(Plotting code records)
○ ○ ○ ○ ○ ○ ○

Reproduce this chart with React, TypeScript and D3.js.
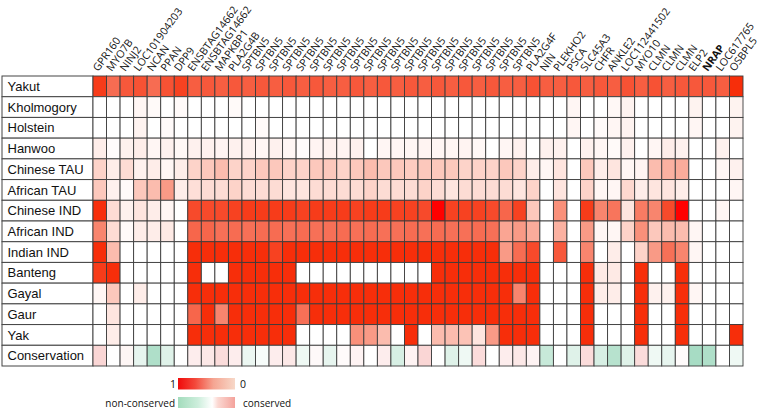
import React from "react";
import * as d3 from "d3";

const genes = [
  "GPR160", "MYO7B", "NINJ2", "LOC101904203", "NCAN", "PPAN", "DPP9",
  "ENSBTAG14662", "ENSBTAG14662", "MAPKBP1", "PLA2G4B",
  "SPTBN5", "SPTBN5", "SPTBN5", "SPTBN5", "SPTBN5", "SPTBN5", "SPTBN5",
  "SPTBN5", "SPTBN5", "SPTBN5", "SPTBN5", "SPTBN5", "SPTBN5", "SPTBN5",
  "SPTBN5", "SPTBN5", "SPTBN5", "SPTBN5", "SPTBN5", "SPTBN5", "SPTBN5",
  "PLA2G4F", "NIN", "PLEKHO2", "PSCA", "SLC45A3", "CHFR", "ANKLE2",
  "LOC112441502", "MYO10", "CLMN", "CLMN", "CLMN", "ELP2", "NRAP",
  "LOC617765", "OSBPL5",
];
const boldGenes = ["NRAP"];

const breeds = [
  "Yakut", "Kholmogory", "Holstein", "Hanwoo", "Chinese TAU", "African TAU",
  "Chinese IND", "African IND", "Indian IND", "Banteng", "Gayal", "Gaur", "Yak",
];
const conservationLabel = "Conservation";

const yakut = [0.9, 0.72, 0.8, 0.82, 0.72, 0.82, 0.88, 0.78, 0.8, 0.78, 0.8, 0.78, 0.8, 0.78, 0.8, 0.78, 0.8, 0.78, 0.78, 0.8, 0.78, 0.8, 0.78, 0.8, 0.78, 0.8, 0.78, 0.8, 0.78, 0.8, 0.78, 0.78, 0.82, 0.78, 0.78, 0.8, 0.78, 0.8, 0.78, 0.82, 0.78, 0.82, 0.78, 0.8, 0.8, 0.8, 0.78, 0.95];
const kholmogory = [0, 0, 0, 0.05, 0.03, 0, 0.03, 0, 0, 0, 0.03, 0, 0, 0, 0, 0, 0, 0, 0, 0, 0, 0, 0, 0, 0, 0, 0, 0, 0, 0, 0, 0, 0, 0, 0, 0.05, 0, 0, 0.04, 0.07, 0, 0, 0, 0, 0.07, 0, 0, 0.07];
const holstein = [0, 0, 0, 0.07, 0, 0.03, 0, 0, 0, 0, 0, 0, 0.03, 0, 0, 0, 0, 0, 0, 0, 0, 0, 0, 0, 0, 0, 0, 0, 0, 0, 0, 0, 0, 0, 0, 0.05, 0, 0.03, 0.05, 0.07, 0, 0, 0, 0, 0.05, 0, 0, 0.07];
const hanwoo = [0.1, 0.02, 0.08, 0.1, 0.05, 0.08, 0.04, 0.08, 0.08, 0.06, 0.08, 0.08, 0.05, 0.08, 0.05, 0.02, 0.06, 0.08, 0.06, 0.08, 0, 0.05, 0.05, 0.05, 0.06, 0.05, 0.05, 0.06, 0.04, 0, 0.05, 0.08, 0, 0.08, 0.08, 0, 0.08, 0.05, 0.03, 0.08, 0, 0.05, 0.1, 0.08, 0, 0, 0.08, 0];
const chineseTAU = [0.25, 0.1, 0.2, 0.08, 0.1, 0.05, 0.1, 0.25, 0.3, 0.35, 0.25, 0.25, 0.3, 0.3, 0.25, 0.25, 0.3, 0.3, 0.25, 0.3, 0.35, 0.3, 0.3, 0.28, 0.3, 0.3, 0.3, 0.25, 0.25, 0.25, 0.3, 0.25, 0.1, 0.05, 0.15, 0, 0.3, 0.1, 0.15, 0.05, 0.06, 0.35, 0.4, 0.42, 0, 0, 0.05, 0.08];
const africanTAU = [0.3, 0.08, 0.03, 0.3, 0.35, 0.5, 0.1, 0.18, 0.2, 0.2, 0.25, 0.2, 0.2, 0.2, 0.15, 0.15, 0.2, 0.2, 0.2, 0.2, 0.25, 0.2, 0.2, 0.2, 0.25, 0.2, 0.15, 0.2, 0.2, 0.2, 0.2, 0.15, 0.25, 0, 0.15, 0, 0.25, 0.05, 0.05, 0.22, 0.1, 0.15, 0.15, 0.1, 0, 0, 0, 0.05];
const chineseIND = [0.95, 0.2, 0.08, 0.15, 0.1, 0.05, 0, 0.85, 0.85, 0.85, 0.88, 0.9, 0.9, 0.9, 0.9, 0.88, 0.9, 0.9, 0.9, 0.88, 0.9, 0.9, 0.88, 0.88, 0.85, 1.0, 0.88, 0.88, 0.88, 0.85, 0.75, 0.88, 0.3, 0, 0.55, 0, 0.9, 0.6, 0.68, 0.15, 0.65, 0.6, 0.85, 1.0, 0, 0, 0.05, 0];
const africanIND = [0.6, 0.2, 0.03, 0.1, 0.1, 0.12, 0, 0.75, 0.75, 0.7, 0.72, 0.7, 0.72, 0.72, 0.7, 0.72, 0.7, 0.7, 0.72, 0.7, 0.72, 0.7, 0.7, 0.72, 0.7, 0.72, 0.7, 0.7, 0.72, 0.7, 0.45, 0.5, 0.42, 0, 0.4, 0, 0.5, 0.05, 0.05, 0.25, 0.55, 0.3, 0.35, 0.35, 0.05, 0, 0, 0];
const indianIND = [0.95, 0.35, 0, 0, 0, 0, 0, 0.95, 0.95, 0.95, 0.95, 0.95, 0.95, 0.88, 0.95, 0.95, 0.95, 0.95, 0.95, 0.95, 0.95, 0.95, 0.95, 0.95, 0.95, 0.95, 0.95, 0.95, 0.95, 0.95, 0.5, 0.72, 0.85, 0, 0.8, 0, 0.6, 0, 0.1, 0, 0.25, 0.5, 0.7, 0.6, 0.05, 0, 0, 0];
const banteng = [0.9, 0.95, 0, 0, 0, 0, 0, 0.95, 0, 0, 0.95, 0.95, 0.95, 0.95, 0.95, 0, 0, 0, 0, 0, 0, 0, 0, 0, 0, 0.95, 0.95, 0.95, 0.95, 0.95, 0.95, 0.95, 0.95, 0, 0, 0, 0.95, 0.12, 0.12, 0, 0.95, 0, 0, 0.95, 0, 0, 0, 0];
const gayal = [0.05, 0.3, 0, 0.1, 0, 0, 0, 0.95, 0.95, 0.95, 0.95, 0.95, 0.95, 0.95, 0.95, 0.95, 0.95, 0.95, 0.95, 0.95, 0.95, 0.95, 0.95, 0.95, 0.95, 0.95, 0.95, 0.95, 0.95, 0.95, 0.95, 0.6, 0.95, 0, 0, 0, 0.95, 0.1, 0.1, 0, 0.95, 0.08, 0.08, 0.95, 0.05, 0, 0, 0];
const gaur = [0, 0.15, 0, 0, 0, 0, 0, 0.75, 0.95, 0.6, 0.95, 0.95, 0.95, 0.95, 0.95, 0.7, 0.95, 0.95, 0.95, 0.95, 0.95, 0.95, 0.95, 0.95, 0.95, 0.95, 0.95, 0.95, 0.95, 0.95, 0.95, 0.95, 0.95, 0, 0, 0, 0.95, 0, 0, 0, 0.95, 0, 0, 0.95, 0, 0, 0, 0];
const yak = [0, 0.1, 0, 0, 0, 0, 0, 0.95, 0.95, 0.95, 0.95, 0.95, 0.95, 0.95, 0.95, 0, 0, 0, 0, 0.55, 0.5, 0.35, 0, 0.95, 0, 0.35, 0.35, 0.32, 0.15, 0.5, 0.95, 0.95, 0.95, 0, 0, 0, 0.95, 0, 0, 0, 0.95, 0, 0, 0.95, 0, 0, 0, 0.95];
const conservation = [0.35, 0, 0.08, -0.15, -0.5, -0.2, 0, 0.15, 0.2, 0.3, 0.15, -0.12, -0.05, 0.15, 0.2, -0.1, 0.05, -0.15, 0.03, 0.1, 0, 0.15, -0.25, 0.1, 0.35, 0, -0.2, -0.1, 0.3, 0, 0.15, 0.2, 0.1, -0.35, 0, -0.2, 0.3, -0.25, -0.45, -0.2, 0.3, -0.1, -0.15, 0.03, -0.55, -0.5, 0, -0.1];

const breedValues = [yakut, kholmogory, holstein, hanwoo, chineseTAU, africanTAU, chineseIND, africanIND, indianIND, banteng, gayal, gaur, yak];

const W = 760;
const H = 411;

export default function App() {
  const rows = [...breeds, conservationLabel];
  const x = d3.scaleBand<number>().domain(d3.range(genes.length)).range([93, 743]).padding(0);
  const y = d3.scaleBand<string>().domain(rows).range([76, 366]).padding(0);
  const bw = x.bandwidth();
  const bh = y.bandwidth();

  const heat = d3
    .scaleLinear<string>()
    .domain([0, 0.25, 0.5, 0.75, 0.95, 1])
    .range(["#ffffff", "#fdd3c9", "#f99a86", "#f7664b", "#f72e0a", "#ff0000"])
    .interpolate(d3.interpolateRgb)
    .clamp(true);
  const cons = d3
    .scaleLinear<string>()
    .domain([-1, 0, 1])
    .range(["#5fbf93", "#ffffff", "#f08a86"])
    .clamp(true);

  const labelFont = "'Liberation Sans', Arial, sans-serif";
  const geneFont = "'Open Sans', sans-serif";

  return (
    <svg
      width={W}
      height={H}
      style={{ position: "absolute", left: 0, top: 0, background: "#fff" }}
    >
      <defs>
        <linearGradient id="gHeat" x1="0" x2="1" y1="0" y2="0">
          <stop offset="0%" stopColor="#f00a0a" />
          <stop offset="30%" stopColor="#f3483a" />
          <stop offset="62%" stopColor="#f5a592" />
          <stop offset="100%" stopColor="#f7d8c8" />
        </linearGradient>
        <linearGradient id="gCons" x1="0" x2="1" y1="0" y2="0">
          <stop offset="0%" stopColor="#a3dcbc" />
          <stop offset="35%" stopColor="#cdeedc" />
          <stop offset="60%" stopColor="#ffffff" />
          <stop offset="70%" stopColor="#fbd8d2" />
          <stop offset="100%" stopColor="#f4a29b" />
        </linearGradient>
      </defs>

      {/* column labels */}
      {genes.map((g, i) => {
        const cx = (x(i) as number) + bw / 2 - 1.5;
        return (
          <text
            key={"g" + i}
            transform={`translate(${cx},72) rotate(-54)`}
            fontFamily={geneFont}
            fontSize={10.6}
            fontWeight={boldGenes.includes(g) ? 700 : 400}
            fill="#111"
          >
            {g}
          </text>
        );
      })}

      {/* row label boxes */}
      {rows.map((r) => (
        <g key={"r" + r}>
          <rect
            x={2}
            y={y(r) as number}
            width={91}
            height={bh}
            fill="#fff"
            stroke="#444"
            strokeWidth={1}
          />
          <text
            x={7.5}
            y={(y(r) as number) + bh / 2 + 4.6}
            fontFamily={labelFont}
            fontSize={13}
            fill="#111"
          >
            {r}
          </text>
        </g>
      ))}

      {/* heat cells */}
      {breedValues.map((vals, ri) =>
        vals.map((v, ci) => (
          <rect
            key={`c${ri}-${ci}`}
            x={x(ci) as number}
            y={y(breeds[ri]) as number}
            width={bw}
            height={bh}
            fill={heat(v)}
            stroke="#3c3c3c"
            strokeWidth={0.9}
          />
        ))
      )}
      {conservation.map((v, ci) => (
        <rect
          key={`k${ci}`}
          x={x(ci) as number}
          y={y(conservationLabel) as number}
          width={bw}
          height={bh}
          fill={cons(v)}
          stroke="#3c3c3c"
          strokeWidth={0.9}
        />
      ))}

      {/* legend */}
      <rect x={178} y={378} width={57} height={11.5} fill="url(#gHeat)" />
      <text x={176} y={388} textAnchor="end" fontFamily={geneFont} fontSize={10.5} fill="#111">
        1
      </text>
      <text x={240} y={388} fontFamily={geneFont} fontSize={10.5} fill="#111">
        0
      </text>
      <rect x={178} y={397} width={57} height={11} fill="url(#gCons)" />
      <text x={175} y={406.5} textAnchor="end" fontFamily={geneFont} fontSize={10} fill="#111">
        non-conserved
      </text>
      <text x={243} y={406.5} fontFamily={geneFont} fontSize={10} fill="#111">
        conserved
      </text>
    </svg>
  );
}
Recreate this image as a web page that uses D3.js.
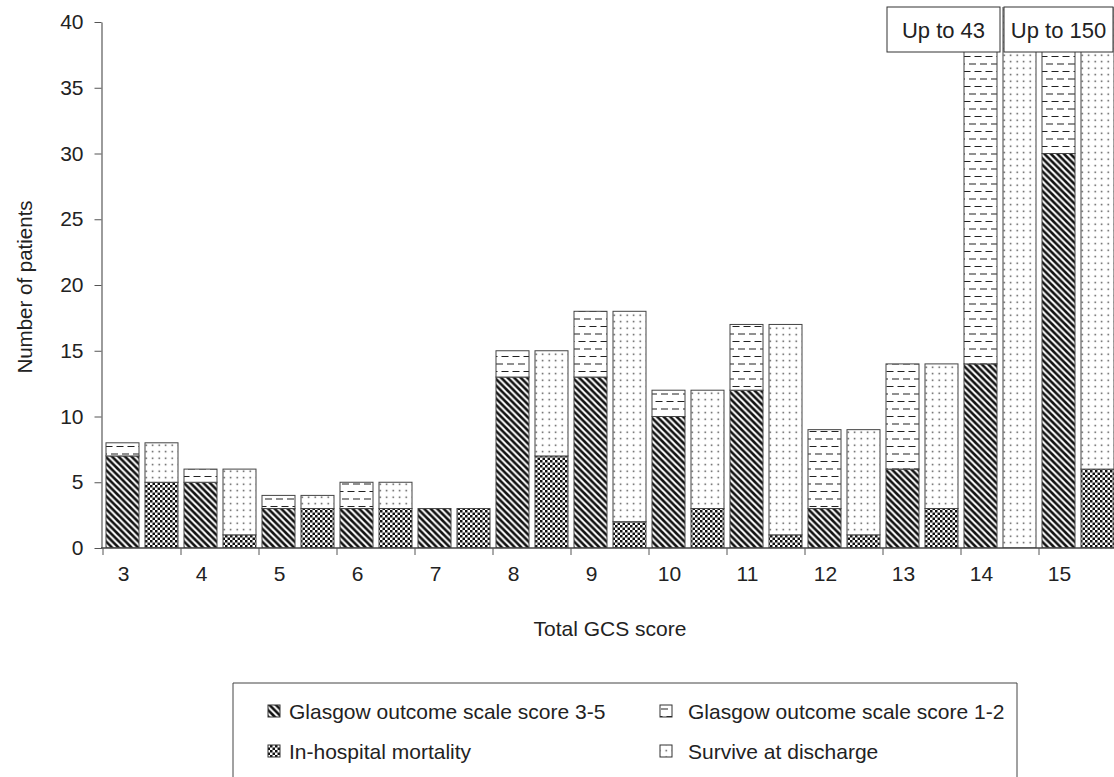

○ ○ ○ ○ ○ ○ ○

Only the lines from the start of the records through the line containing "import * as" should be repeated, word for word, with the pictures left out.

Reproduce this chart with React, TypeScript and D3.js.
import React from "react";
import * as d3 from "d3";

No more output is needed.